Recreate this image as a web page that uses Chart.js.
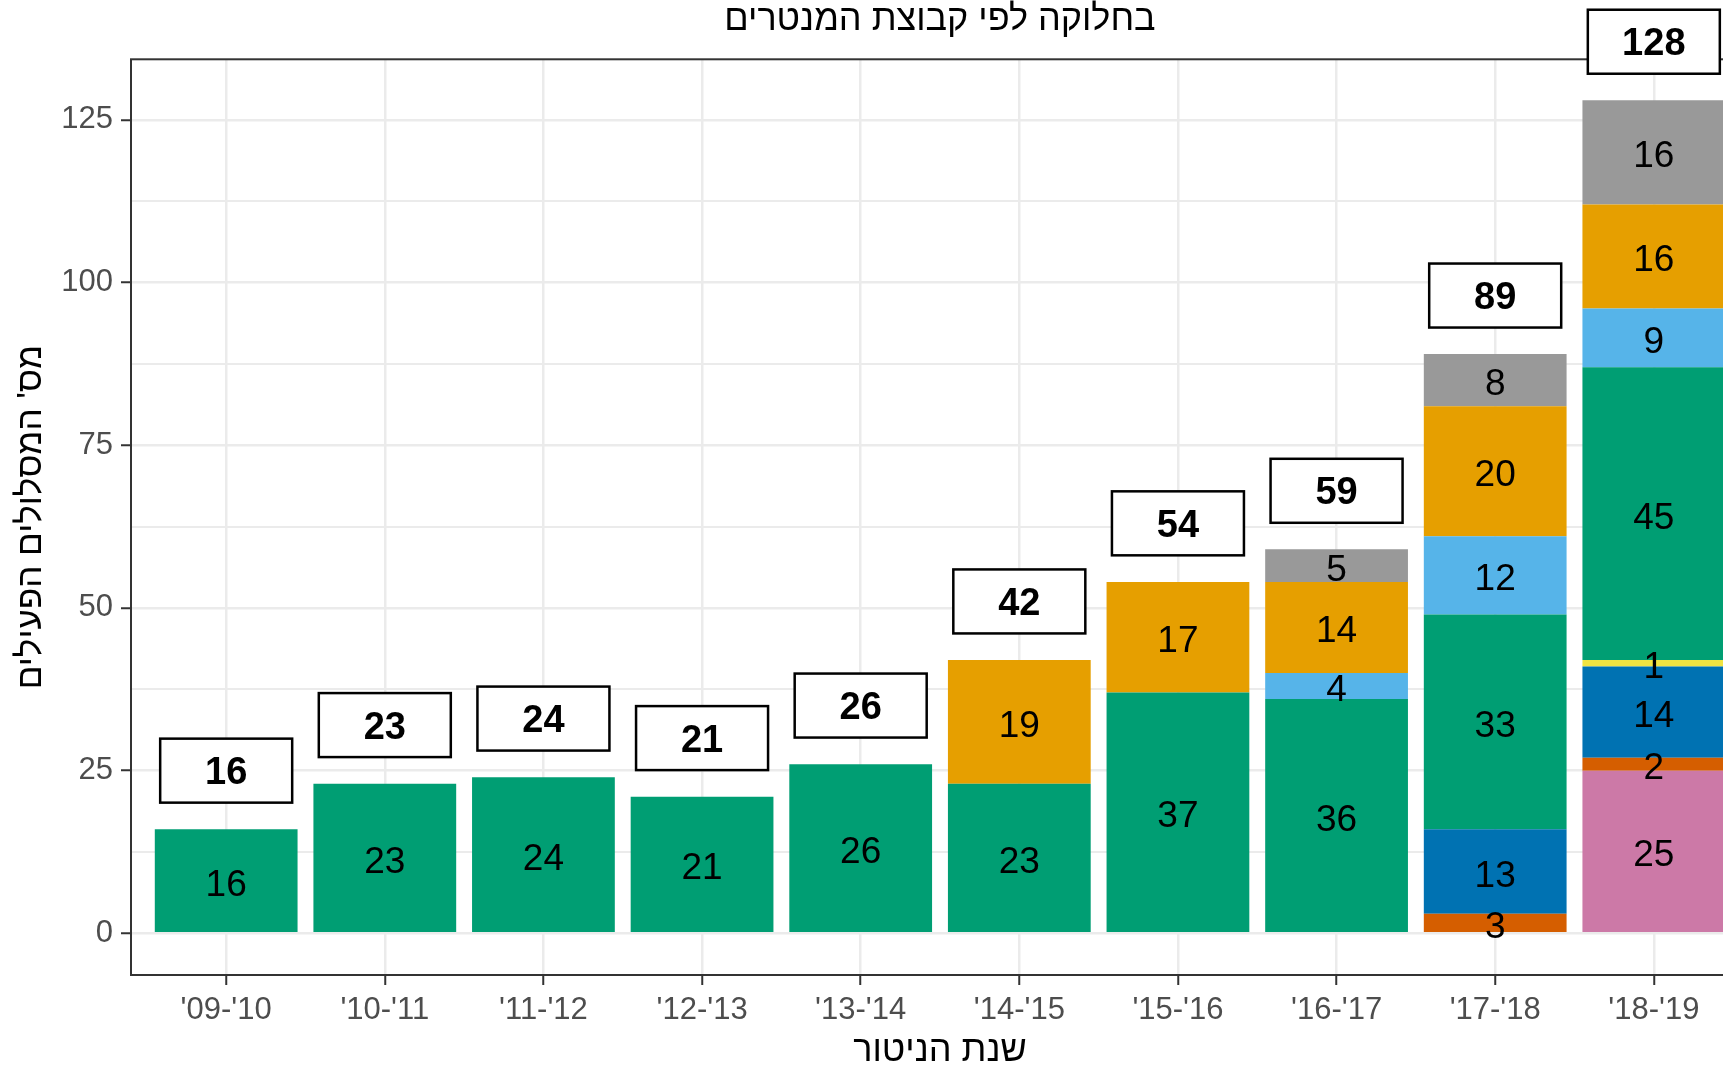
<!DOCTYPE html>
<html>
<head>
<meta charset="utf-8">
<script src="https://cdn.jsdelivr.net/npm/chart.js@4.4.1/dist/chart.umd.min.js"></script>
<style>
  html, body { margin: 0; padding: 0; overflow: hidden; background: #ffffff; }
  canvas { display: block; }
</style>
</head>
<body>
<canvas id="mentorsChart" width="1760" height="1069"></canvas>
<script>
// monitoring years (x axis)
const years = ["'09-'10", "'10-'11", "'11-'12", "'12-'13", "'13-'14", "'14-'15", "'15-'16", "'16-'17", "'17-'18", "'18-'19"];

// series, bottom of the stack first
const pinkValues      = [0, 0, 0, 0, 0, 0, 0, 0, 0, 25];
const vermilionValues = [0, 0, 0, 0, 0, 0, 0, 0, 3, 2];
const blueValues      = [0, 0, 0, 0, 0, 0, 0, 0, 13, 14];
const yellowValues    = [0, 0, 0, 0, 0, 0, 0, 0, 0, 1];
const greenValues     = [16, 23, 24, 21, 26, 23, 37, 36, 33, 45];
const skyValues       = [0, 0, 0, 0, 0, 0, 0, 4, 12, 9];
const orangeValues    = [0, 0, 0, 0, 0, 19, 17, 14, 20, 16];
const greyValues      = [0, 0, 0, 0, 0, 0, 0, 5, 8, 16];

const yTicks = [0, 25, 50, 75, 100, 125];

const titleText = 'בחלוקה לפי קבוצת המנטרים';
const xTitle = 'שנת הניטור';
const yTitle = "מס' המסלולים הפעילים";

const FONT = '"Liberation Sans", Arial, "DejaVu Sans", sans-serif';

function toPoints(values) {
    return values.map((v, i) => ({ x: i, y: v }));
}

const series = [
    { values: pinkValues, color: '#CC79A7' },
    { values: vermilionValues, color: '#D55E00' },
    { values: blueValues, color: '#0072B2' },
    { values: yellowValues, color: '#F0E442' },
    { values: greenValues, color: '#009E73' },
    { values: skyValues, color: '#56B4E9' },
    { values: orangeValues, color: '#E69F00' },
    { values: greyValues, color: '#999999' }
];

// totals come straight from the series
const totals = years.map((_, i) => series.reduce((s, sr) => s + sr.values[i], 0));

// minor grid between the labelled ticks
let gridValues = [];
for (let i = 0; i < yTicks.length; i++) {
    gridValues.push(yTicks[i]);
    if (i < yTicks.length - 1) gridValues.push((yTicks[i] + yTicks[i + 1]) / 2);
}

const labelPlugin = {
    id: 'stackLabels',
    afterDatasetsDraw(chart) {
        const { ctx, chartArea, scales } = chart;
        ctx.save();

        // panel border
        ctx.strokeStyle = '#333333';
        ctx.lineWidth = 2;
        ctx.strokeRect(chartArea.left, chartArea.top, chartArea.right - chartArea.left, chartArea.bottom - chartArea.top);

        // title, centred over the panel
        ctx.fillStyle = '#000000';
        ctx.textAlign = 'center';
        ctx.textBaseline = 'middle';
        ctx.font = '36px ' + FONT;
        ctx.fillText(titleText, (chartArea.left + chartArea.right) / 2, 20);

        // values inside each segment
        ctx.textBaseline = 'alphabetic';
        ctx.font = '37px ' + FONT;
        chart.data.datasets.forEach((ds, di) => {
            const meta = chart.getDatasetMeta(di);
            meta.data.forEach((bar, i) => {
                const v = ds.data[i].y;
                if (!v) return;
                ctx.fillText(String(v), bar.x, (bar.y + bar.base) / 2 + 15);
            });
        });

        // boxed totals above the bars
        ctx.font = 'bold 38px ' + FONT;
        totals.forEach((total, i) => {
            const x = scales.x.getPixelForValue(i);
            const y = scales.y.getPixelForValue(total + 9);
            const w = 132, h = 64;
            ctx.fillStyle = '#ffffff';
            ctx.fillRect(x - w / 2, y - h / 2, w, h);
            ctx.strokeStyle = '#000000';
            ctx.lineWidth = 2.5;
            ctx.strokeRect(x - w / 2, y - h / 2, w, h);
            ctx.fillStyle = '#000000';
            ctx.fillText(String(total), x, y + 13.6);
        });

        ctx.restore();
    }
};

const ctx = document.getElementById('mentorsChart');

new Chart(ctx, {
    type: 'bar',
    data: {
        datasets: series.map(s => ({
            data: toPoints(s.values),
            backgroundColor: s.color,
            borderWidth: 0,
            barPercentage: 0.9,
            categoryPercentage: 1.0
        }))
    },
    options: {
        responsive: false,
        animation: false,
        devicePixelRatio: 1,
        layout: { padding: { left: 0, right: 11, top: 59.3, bottom: 0 } },
        plugins: {
            legend: { display: false },
            tooltip: { enabled: false },
            title: { display: false }
        },
        scales: {
            x: {
                type: 'linear',
                stacked: true,
                offset: false,
                min: -0.6,
                max: 9.6,
                afterBuildTicks: scale => {
                    scale.ticks = years.map((_, i) => ({ value: i }));
                },
                afterFit: scale => { scale.height = 94; },
                ticks: {
                    autoSkip: false,
                    maxRotation: 0,
                    padding: 7,
                    color: '#4D4D4D',
                    font: { family: FONT, size: 31 },
                    callback: (value, index) => years[index]
                },
                grid: {
                    offset: false,
                    color: '#EBEBEB',
                    lineWidth: 2.5,
                    tickColor: '#333333',
                    tickLength: 10,
                    tickWidth: 2
                },
                border: { display: false },
                title: {
                    display: true,
                    text: xTitle,
                    color: '#000000',
                    font: { family: FONT, size: 36, lineHeight: 1.0 },
                    padding: { top: 0, bottom: 0 }
                }
            },
            y: {
                type: 'linear',
                stacked: true,
                min: -6.4,
                max: 134.3,
                afterBuildTicks: scale => {
                    scale.ticks = gridValues.map(v => ({ value: v }));
                },
                afterFit: scale => { scale.width = 131; },
                ticks: {
                    autoSkip: false,
                    padding: 8,
                    color: '#4D4D4D',
                    font: { family: FONT, size: 31 },
                    callback: value => yTicks.includes(value) ? String(value) : ''
                },
                grid: {
                    color: '#EBEBEB',
                    lineWidth: c => yTicks.includes(c.tick.value) ? 2.5 : 2,
                    tickColor: c => yTicks.includes(c.tick.value) ? '#333333' : 'rgba(0,0,0,0)',
                    tickLength: 10,
                    tickWidth: 2
                },
                border: { display: false },
                title: {
                    display: true,
                    text: yTitle,
                    color: '#000000',
                    font: { family: FONT, size: 35, lineHeight: 1.0 },
                    padding: { top: 13.5, bottom: 0 }
                }
            }
        }
    },
    plugins: [labelPlugin]
});
</script>
</body>
</html>
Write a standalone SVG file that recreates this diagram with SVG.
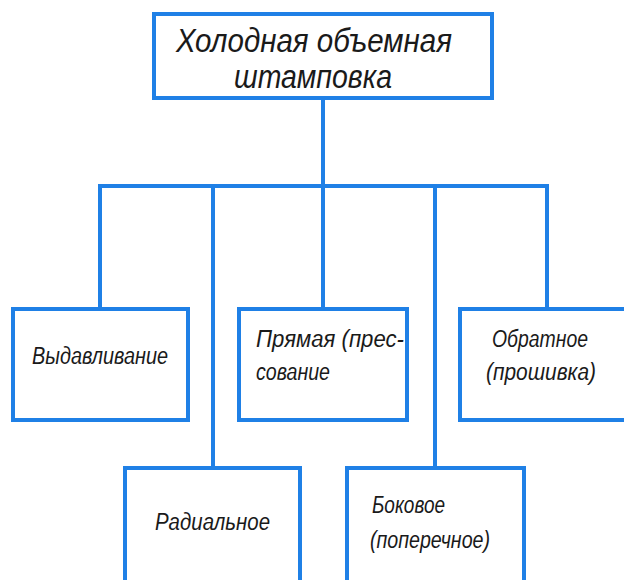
<svg xmlns="http://www.w3.org/2000/svg" width="624" height="580" viewBox="0 0 624 580">
<style>
.box{fill:#fff;stroke:#1f80e6;stroke-width:4}
.ln{fill:none;stroke:#1f80e6;stroke-width:4;stroke-linecap:square}
.t{font-family:"Liberation Sans Narrow","Liberation Sans",sans-serif;font-style:italic;fill:#1a1a1a}
.big{font-size:33px}
.sm{font-size:23px}
</style>
<rect width="624" height="580" fill="#fff"/>
<g id="connectors">
<path class="ln" d="M323 98V186M100 186H547M100 186V309M323 186V309M547 186V309M213 186V468M435 186V468"/>
</g>
<g id="root">
<rect class="box" x="154" y="14" width="338" height="84"/>
<text class="t big" x="176" y="52" textLength="276" lengthAdjust="spacingAndGlyphs">Холодная объемная</text>
<text class="t big" x="234" y="88" textLength="158" lengthAdjust="spacingAndGlyphs">штамповка</text>
</g>
<g id="vydavlivanie">
<rect class="box" x="13" y="309" width="175" height="111"/>
<text class="t sm" x="32" y="364" textLength="136" lengthAdjust="spacingAndGlyphs">Выдавливание</text>
</g>
<g id="pryamaya">
<rect class="box" x="239" y="309" width="168" height="111"/>
<text class="t sm" x="256" y="347" textLength="148" lengthAdjust="spacingAndGlyphs">Прямая (прес-</text>
<text class="t sm" x="256" y="380" textLength="74" lengthAdjust="spacingAndGlyphs">сование</text>
</g>
<g id="obratnoe">
<rect class="box" x="460" y="309" width="180" height="111"/>
<text class="t sm" x="492" y="347" textLength="96" lengthAdjust="spacingAndGlyphs">Обратное</text>
<text class="t sm" x="486" y="380" textLength="110" lengthAdjust="spacingAndGlyphs">(прошивка)</text>
</g>
<g id="radialnoe">
<rect class="box" x="125" y="468" width="175" height="130"/>
<text class="t sm" x="155" y="530" textLength="115" lengthAdjust="spacingAndGlyphs">Радиальное</text>
</g>
<g id="bokovoe">
<rect class="box" x="347" y="468" width="177" height="130"/>
<text class="t sm" x="372" y="513" textLength="73" lengthAdjust="spacingAndGlyphs">Боковое</text>
<text class="t sm" x="370" y="548" textLength="120" lengthAdjust="spacingAndGlyphs">(поперечное)</text>
</g>
</svg>
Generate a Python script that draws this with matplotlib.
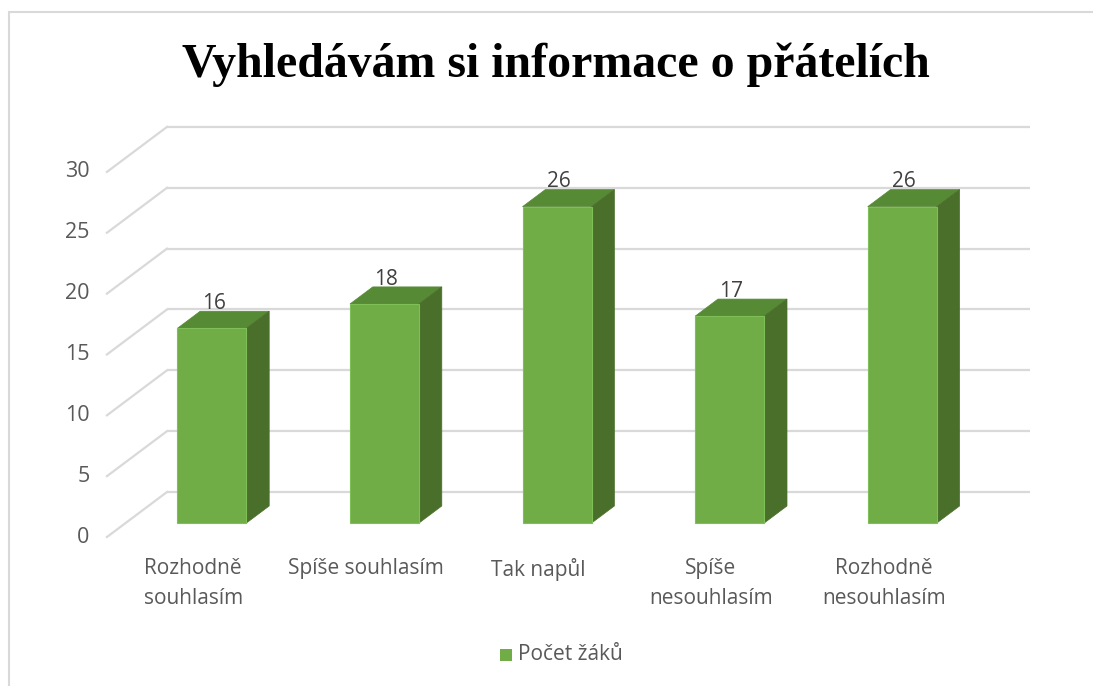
import numpy as np
import matplotlib
matplotlib.use('Agg')
import matplotlib.pyplot as plt
from matplotlib.patches import Polygon, Rectangle

# data
categories = ['Rozhodně\nsouhlasím', 'Spíše souhlasím', 'Tak napůl', 'Spíše\nnesouhlasím', 'Rozhodně\nnesouhlasím']
values = [16, 18, 26, 17, 26]
yticks = [0, 5, 10, 15, 20, 25, 30]
title = 'Vyhledávám si informace o přátelích'
series_name = 'Počet žáků'

# oblique 3d look: depth offset (front -> back) in data units
DX = 0.348
DY = 3.7
d_front, d_back = 0.31, 0.69   # bar depth range (0 = front plane, 1 = back wall)
bar_w = 0.40

c_front = '#70ad47'
c_top = '#568a35'
c_side = '#4a6f2a'
grid_c = '#d9d9d9'
txt_c = '#595959'
fs = 15

plt.rcParams['font.family'] = ['Open Sans', 'DejaVu Sans']

fig = plt.figure(figsize=(10.93, 6.86), dpi=100)
ax = fig.add_axes([100/1093, 1 - 545/686, 940/1093, 425/686])
ax.set_xlim(-0.5 - 67/172.6, 4.5 + 10/172.6)
ax.set_ylim(-53/12.17, 372/12.17)
ax.axis('off')

def proj(x, y, d):
    # point at depth d -> 2d data coords (back wall is d=1)
    return (x - (1 - d) * DX, y - (1 - d) * DY)

# gridlines: back wall + left floor/side diagonal
for v in yticks:
    ax.plot([-0.5, 4.5], [v, v], color=grid_c, lw=1.6, zorder=1, solid_capstyle='butt')
    x0, y0 = proj(-0.5, v, 0)
    ax.plot([x0, -0.5], [y0, v], color=grid_c, lw=1.6, zorder=1)
    ax.text(x0 - 0.1, y0, str(v), ha='right', va='center', fontsize=fs + 0.5, color=txt_c)

for i, v in enumerate(values):
    l, r = i - bar_w / 2, i + bar_w / 2
    fl = proj(l, 0, d_front); fr = proj(r, 0, d_front)
    tl = proj(l, v, d_front); tr = proj(r, v, d_front)
    btl = proj(l, v, d_back); btr = proj(r, v, d_back)
    bbr = proj(r, 0, d_back)
    ax.add_patch(Polygon([tl, tr, btr, btl], closed=True, fc=c_top, ec=c_top, lw=0.5, zorder=3))
    ax.add_patch(Polygon([fr, tr, btr, bbr], closed=True, fc=c_side, ec=c_side, lw=0.5, zorder=3))
    ax.add_patch(Polygon([fl, fr, tr, tl], closed=True, fc=c_front, ec='#7fbf58', lw=0.8, zorder=4))
    cx = (l + r) / 2 - (1 - d_front) * DX
    ax.text(cx + 0.01, v - 0.5, str(v), ha='center', va='center', fontsize=fs, color='#404040', zorder=5)
    lx, ly = proj(i, 0, 0)
    ax.text(lx, ly - 1.75, categories[i], ha='center', va='top', fontsize=fs, color=txt_c, linespacing=1.55)

fig.text(556/1093, 1 - 77/686, title, ha='center', va='baseline', fontsize=34.5,
         fontweight='bold', family='Liberation Serif', color='black')

# legend
fig.patches.append(Rectangle((500/1093, 1 - 661/686), 12/1093, 12/686, transform=fig.transFigure,
                             fc=c_front, ec='none'))
fig.text(518/1093, 1 - 655/686, series_name, ha='left', va='center', fontsize=fs, color=txt_c)

# chart border
fig.patches.append(Rectangle((8.5/1093, -0.1), 1.2, 1 - 12.5/686 + 0.1, transform=fig.transFigure,
                             fc='none', ec=grid_c, lw=1.5))

fig.savefig('out.png', dpi=100)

| What is needed |
From the first line of the listing above, repeat every line through the one holding "const yTicks = [0, 25, 50, 75, 100, 125];". Both ends count, and pictures stay out.

| Reply |
Recreate this image as a web page that uses Chart.js.
<!DOCTYPE html>
<html>
<head>
<meta charset="utf-8">
<script src="https://cdn.jsdelivr.net/npm/chart.js@4.4.1/dist/chart.umd.min.js"></script>
<style>
  html, body { margin: 0; padding: 0; overflow: hidden; background: #ffffff; }
  canvas { display: block; }
</style>
</head>
<body>
<canvas id="mentorsChart" width="1760" height="1069"></canvas>
<script>
// monitoring years (x axis)
const years = ["'09-'10", "'10-'11", "'11-'12", "'12-'13", "'13-'14", "'14-'15", "'15-'16", "'16-'17", "'17-'18", "'18-'19"];

// series, bottom of the stack first
const pinkValues      = [0, 0, 0, 0, 0, 0, 0, 0, 0, 25];
const vermilionValues = [0, 0, 0, 0, 0, 0, 0, 0, 3, 2];
const blueValues      = [0, 0, 0, 0, 0, 0, 0, 0, 13, 14];
const yellowValues    = [0, 0, 0, 0, 0, 0, 0, 0, 0, 1];
const greenValues     = [16, 23, 24, 21, 26, 23, 37, 36, 33, 45];
const skyValues       = [0, 0, 0, 0, 0, 0, 0, 4, 12, 9];
const orangeValues    = [0, 0, 0, 0, 0, 19, 17, 14, 20, 16];
const greyValues      = [0, 0, 0, 0, 0, 0, 0, 5, 8, 16];

const yTicks = [0, 25, 50, 75, 100, 125];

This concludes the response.